Moreover, Swiss Re reports, "Voluntary CI schemes were seen by some as providing an alternative benefit to the more costly income protection."

Sallows disagrees with the notion that group CI should be implemented as a cheaper alternative to group IP, citing the margins between the two products: "They are separate benefits. And the problems we've encountered with CI when it's been utilised as a cheaper alternative is when claims are declined when people have gone for TPD rather than IP. If an IP policy was in place, those claims would have been paid or rehabilitation provided. It needs to be made clear to consumers that they are distinctly different products with different objectives and purposes."

Homer strikes a similar note when answering the same question: group CI, though cheaper, falls short of group IP because it does not have the same level of health and absence management.

In compiling Group Watch 2009, Swiss Re asked 42 respondents whether they were optimistic about the market over the next year. "The majority, expressed by respondents to last year's Group Watch," says the report, "was that group CI would grow in 2008 and 2009, with 25 people anticipating an increase and nine expecting a decrease."

This year, however, the results showed a more pessimistic view. The report commented further on: "As with group death benefits and IP, there is less optimism for 2009 and 2010. While, of the three products, group CI engenders the most optimism, only 14 respondents anticipate an increase, with 28 expecting the market to decrease."

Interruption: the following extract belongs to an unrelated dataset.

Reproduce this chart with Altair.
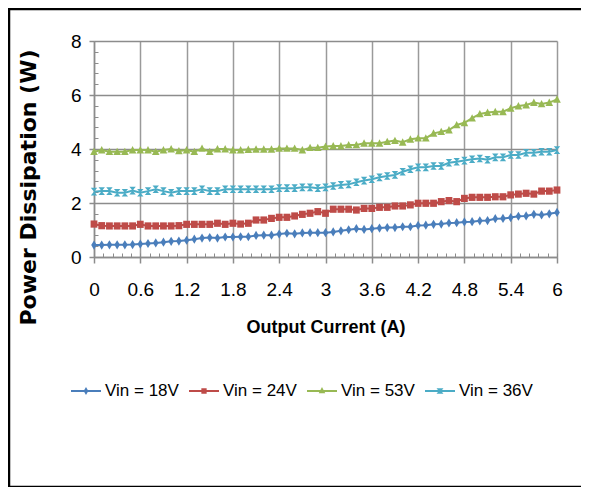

Overall, says the report: "Growth in 2009 and beyond is expected to depend heavily on new business written via flexible benefits packages."

"Flex benefits are important; that's the way that the market is moving. I think that flex-benefits are the future," says Sallows.

"I'd like to see the market grow further," she adds, "but for the right reasons. I'd like people to use the product properly and to be full aware of the pre-existing and relevant conditions. Providers have to make literature clear and increase the clarity so everyone - employers and employees - is aware of when pre-existing conditions are pertinent and when claims are not likely to be paid. That's important."